Either way, my point is who are we to criticize someone for giving or not giving up an item? Maybe that guy had been a loyal fan for years and finally catching the ball would be a memory he would cherish for the rest of his life or maybe he was just drunk gloating about it and would forget it the next day. Maybe the kid that gets it would remember it as one of his earliest fond memories of a day at the ballpark with his father or maybe he would just forget about it the next day and not have any lasting memory of it at all.

So, I say, unless the guy was a prick about it, leave it up to the person who catches the ball to weigh how much it means to him against how much it will mean to the kid next to him and let him act accordingly.

That’s my take on it as well. I’ve been going to games since the mid-70’s and I’ve seen lots of people give foul balls to kids, and lots of people hold on to them for kids at home or for themselves. There’s no rule, IMO.

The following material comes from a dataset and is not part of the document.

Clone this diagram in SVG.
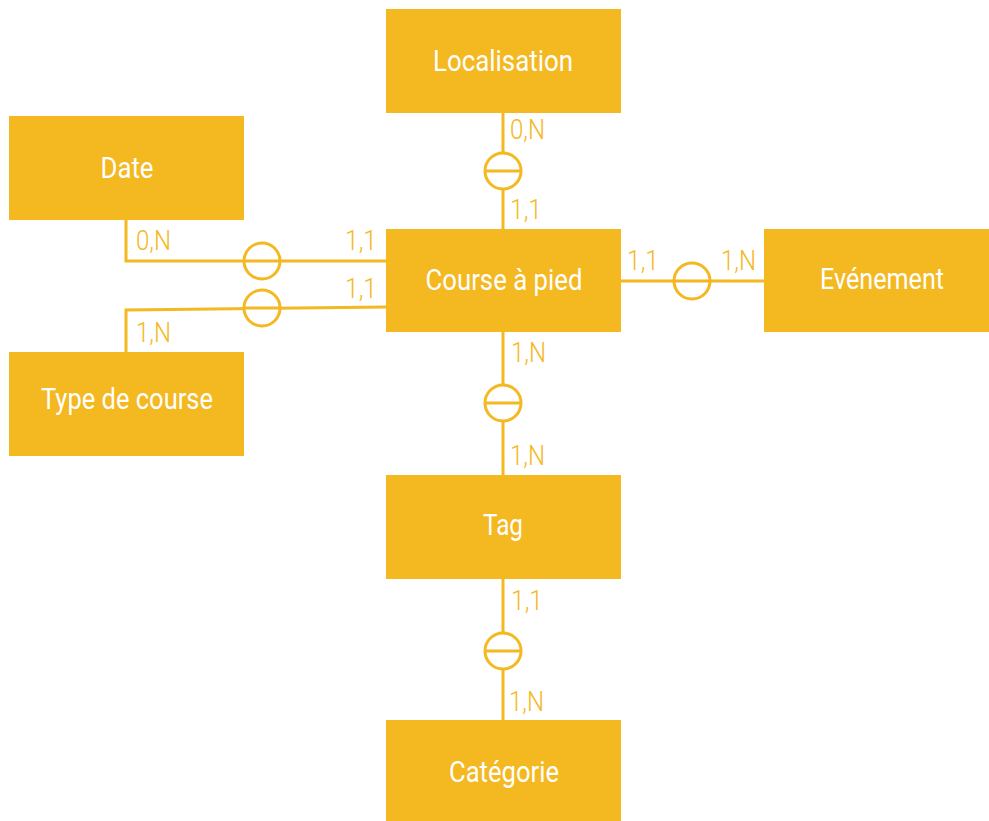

So much as there is a rule, if the ball is tossed into the stands by a player, that’s usually supposed to go to a kid, IME. Caught foul balls, home runs, etc., are fair game for anyone who gets it. I don’t recall any adult getting berated for keeping a foul ball.

This we can all agree on. Tosses into the stands are meant for kids. But if there are no kids where the ball is tossed (especially when players just do that “turn quick and throw it high” move), it’s fair game.

If it is meant for a kid then toss it or give it to a kid, don’t just toss into the stands in the general vicinity of a kid and hope that folks abide by some unwritten, mostly unobserved rule.

Well, with the amount of publicity the boy has gotten, I’m sure he’s swimming in a pool of balls by now.